Not to mention that you cannot retrofit solar panels on a home at the same interest rate as you can get on a mortgage. Forcing banks to lend money for these installations actually makes it cheaper for the homeowner.
If some other practical carbon-free home power generation tech emerges (fusion?) the code will probably be amended to say "... or a 5 kw basement fusion reactor". That's how the building code has mostly evolved, by adding specific alternatives rather than trying to be entirely general.
Being specific has disadvantages, but the big advantage is that most decisions can be made by contractors reading the code instead of requiring an (expensive) engineering calculation.
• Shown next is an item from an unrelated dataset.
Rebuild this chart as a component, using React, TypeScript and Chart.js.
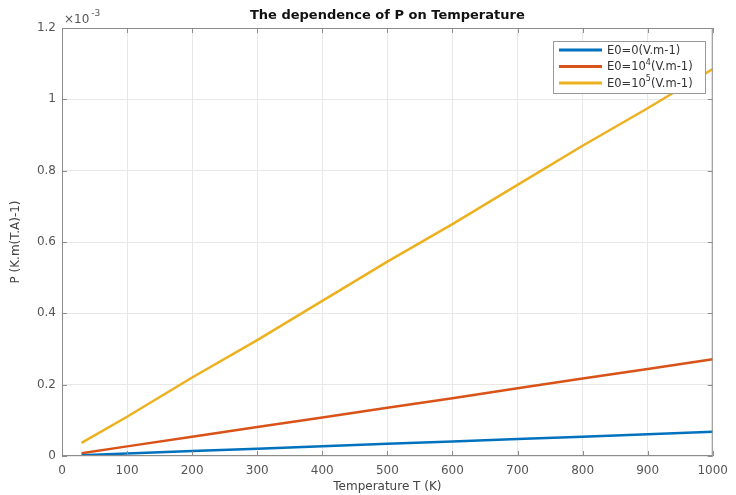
import React, { useEffect, useRef } from "react";
import { Chart, registerables } from "chart.js";
Chart.register(...registerables);

// Temperature (K)
const temperatures = [30, 100, 200, 300, 400, 500, 600, 700, 800, 900, 1000];
// P values in units of 1e-3
const pE0zero = [0.002, 0.007, 0.014, 0.02, 0.027, 0.034, 0.041, 0.048, 0.054, 0.061, 0.068];
const pE0e4 = [0.008, 0.027, 0.054, 0.081, 0.108, 0.135, 0.162, 0.19, 0.217, 0.244, 0.271];
const pE0e5 = [0.037, 0.11, 0.22, 0.325, 0.435, 0.545, 0.65, 0.76, 0.87, 0.975, 1.085];

const seriesBase = ["E0=0", "E0=10", "E0=10"];
const seriesSup = ["", "4", "5"];
const seriesTail = ["(V.m-1)", "(V.m-1)", "(V.m-1)"];
const seriesColors = ["#0072BD", "#D95319", "#EDB120"];

const titleText = "The dependence of P on Temperature";
const xTitle = "Temperature T (K)";
const yTitle = "P (K.m(T.A)-1)";
const xMin = 0;
const xMax = 1000;
const xStep = 100;
const yMin = 0;
const yMax = 1.2;
const yStep = 0.2;

const FONT = '"DejaVu Sans", "Liberation Sans", Arial, sans-serif';

const decorPlugin = {
  id: "decor",
  afterDraw(chart: any) {
    const { ctx, chartArea: ca, scales } = chart;
    const xs = scales.x;
    const ys = scales.y;
    ctx.save();
    // box
    ctx.strokeStyle = "#8c8c8c";
    ctx.lineWidth = 1;
    ctx.strokeRect(ca.left + 0.5, ca.top + 0.5, ca.right - ca.left - 1, ca.bottom - ca.top - 1);
    // inner ticks
    ctx.beginPath();
    for (let v = xMin; v <= xMax; v += xStep) {
      const px = Math.round(xs.getPixelForValue(v)) + 0.5;
      ctx.moveTo(px, ca.bottom);
      ctx.lineTo(px, ca.bottom - 5);
      ctx.moveTo(px, ca.top);
      ctx.lineTo(px, ca.top + 5);
    }
    for (let i = 0; i <= Math.round((yMax - yMin) / yStep); i++) {
      const v = yMin + i * yStep;
      const py = Math.round(ys.getPixelForValue(v)) + 0.5;
      ctx.moveTo(ca.left, py);
      ctx.lineTo(ca.left + 5, py);
      ctx.moveTo(ca.right, py);
      ctx.lineTo(ca.right - 5, py);
    }
    ctx.stroke();

    // title
    ctx.fillStyle = "#111";
    ctx.font = `bold 13px ${FONT}`;
    ctx.textAlign = "center";
    ctx.textBaseline = "middle";
    ctx.fillText(titleText, (ca.left + ca.right) / 2, ca.top - 12);

    // exponent
    ctx.fillStyle = "#555";
    ctx.textAlign = "left";
    ctx.font = `12px ${FONT}`;
    ctx.fillText("\u00d710", ca.left + 2, ca.top - 8);
    const w10 = ctx.measureText("\u00d710").width;
    ctx.font = `9px ${FONT}`;
    ctx.fillText("-3", ca.left + 4 + w10, ca.top - 14);

    // axis titles
    ctx.font = `12px ${FONT}`;
    ctx.fillStyle = "#444";
    ctx.textAlign = "center";
    ctx.fillText(xTitle, (ca.left + ca.right) / 2, ca.bottom + 31);
    ctx.save();
    ctx.translate(16, (ca.top + ca.bottom) / 2);
    ctx.rotate(-Math.PI / 2);
    ctx.fillText(yTitle, 0, 0);
    ctx.restore();

    // legend
    const lx = 553, ly = 41, lw = 152, lh = 52;
    ctx.fillStyle = "#fff";
    ctx.fillRect(lx, ly, lw, lh);
    ctx.strokeStyle = "#999";
    ctx.lineWidth = 1;
    ctx.strokeRect(lx + 0.5, ly + 0.5, lw, lh);
    for (let i = 0; i < seriesBase.length; i++) {
      const y = ly + 9 + i * 16.5;
      ctx.strokeStyle = seriesColors[i];
      ctx.lineWidth = 3;
      ctx.beginPath();
      ctx.moveTo(lx + 6, y);
      ctx.lineTo(lx + 49, y);
      ctx.stroke();
      ctx.fillStyle = "#333";
      ctx.textAlign = "left";
      ctx.textBaseline = "middle";
      ctx.font = `11.5px ${FONT}`;
      let tx = lx + 54;
      ctx.fillText(seriesBase[i], tx, y + 1);
      tx += ctx.measureText(seriesBase[i]).width;
      if (seriesSup[i]) {
        ctx.font = `8px ${FONT}`;
        ctx.fillText(seriesSup[i], tx, y - 4);
        tx += ctx.measureText(seriesSup[i]).width;
        ctx.font = `11.5px ${FONT}`;
      }
      ctx.fillText(seriesTail[i], tx, y + 1);
    }
    ctx.restore();
  },
};

export default function App() {
  const ref = useRef<HTMLCanvasElement>(null);
  useEffect(() => {
    if (!ref.current) return;
    const mk = (vals: number[]) => temperatures.map((t, i) => ({ x: t, y: vals[i] }));
    const chart = new Chart(ref.current, {
      type: "line",
      data: {
        datasets: [
          { data: mk(pE0zero), borderColor: seriesColors[0], borderWidth: 2.5, pointRadius: 0, fill: false },
          { data: mk(pE0e4), borderColor: seriesColors[1], borderWidth: 2.5, pointRadius: 0, fill: false },
          { data: mk(pE0e5), borderColor: seriesColors[2], borderWidth: 2.5, pointRadius: 0, fill: false },
        ],
      },
      options: {
        animation: false,
        responsive: false,
        layout: { padding: { left: 0, right: 17, top: 28, bottom: 0 } },
        plugins: { legend: { display: false }, title: { display: false }, tooltip: { enabled: false } },
        scales: {
          x: {
            type: "linear",
            min: xMin,
            max: xMax,
            afterFit: (s: any) => { s.height = 39; },
            grid: { color: "#e8e8e8", drawTicks: false },
            border: { display: false },
            ticks: {
              stepSize: xStep,
              padding: 8,
              color: "#555",
              font: { family: FONT, size: 12 },
              callback: (v: any) => String(v),
            },
          },
          y: {
            type: "linear",
            min: yMin,
            max: yMax,
            afterFit: (s: any) => { s.width = 62; },
            grid: { color: "#e8e8e8", drawTicks: false },
            border: { display: false },
            ticks: {
              stepSize: yStep,
              padding: 6,
              color: "#555",
              font: { family: FONT, size: 12 },
              callback: (v: any) => String(Math.round(Number(v) * 10) / 10),
            },
          },
        },
      },
      plugins: [decorPlugin],
    });
    return () => chart.destroy();
  }, []);
  return (
    <div style={{ position: "fixed", left: 0, top: 0, width: 736, height: 495, background: "#fff" }}>
      <canvas ref={ref} width={736} height={495} style={{ display: "block" }} />
    </div>
  );
}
Engineering can be 1/3 of the cost of a remodel as it is. Increasing the engineering cost gives a big advantage to tract home builders who can amortize the engineering across a subdivision, which results in suburban malaise.
For instance, current energy codes require a certain R-value of insulation in walls, so that any contractor can go to Home Depot and buy the insulation marked with that R value and expect it to pass inspection. If the code said "Homes may only lose X BTU/year through all surfaces" it'd require a lot of engineer time per house to work it all out.
It's great that solar has evolved from being so expensive that it could only be installed in the most carefully optimized system, to something where you can just slap a few panels on a roof and expect reasonable results.
To reduce transmission losses, among other reasons.
> California has vast desert areas to tile with solar panels at less expense.
Even if it would be less build/maintenance expense per unit of delivered energy, a lot of California's vast deserts are either federally protected, and so not available even if it was smart to use them otherwise or already being irrigated and used for agriculture. You can't really cover a farm with solar panels without killing it's function like you can a house.
It's true that they more frequently get modified, often repeatedly and radically, until little trace of the original remains.
But anyhow, this isn't a law it's a regulation, and regulations are somewhat more likely to be removed (sometimes, because removal or even modification of the law under which the regulation was adopted forces this, independent of what the regulator would choose without that constraint.)
In the near- to even medium-term future, adding another $10K to the cost of a new home in much of California is going to have a pretty negligible effect on demand. If you're expecting to pay over half a million for a home -- the median listing price for homes in CA right now is %515K, according to Zillow -- it's not much of an exaggeration to say that another $10K would be a rounding error.
This might be the case (I used ”rarely” as my weasel word of choice). Some times it’s good to break habit and tradition - and building is a lot about tradition and often not efficiency. Buildings are constructed like the last one, not in the most efficient, clever or economic way. Tradition can be pushed by laws like this.
Another example is the EU regulation on incandescent bulbs. Stops people buying what they always did and helps pushing prices down for alternatives.
This isn't exactly an either-or, but it seems like CA could have achieved the same results (for example) by incentivizing more density of construction. IIRC vertical housing costs less to heat & cool than horizontal housing. Mandating residential solar will make utility-scale solar/wind/etc. that much less attractive, even though it may be more effective long-term. Also, this limits construction to the availability of solar installers, which may not be in harmony today.
So it may be the case that the time and political capital spent on this path foreclosed other options and end up creating a rigid solution that prevents creativity in achieving the goals.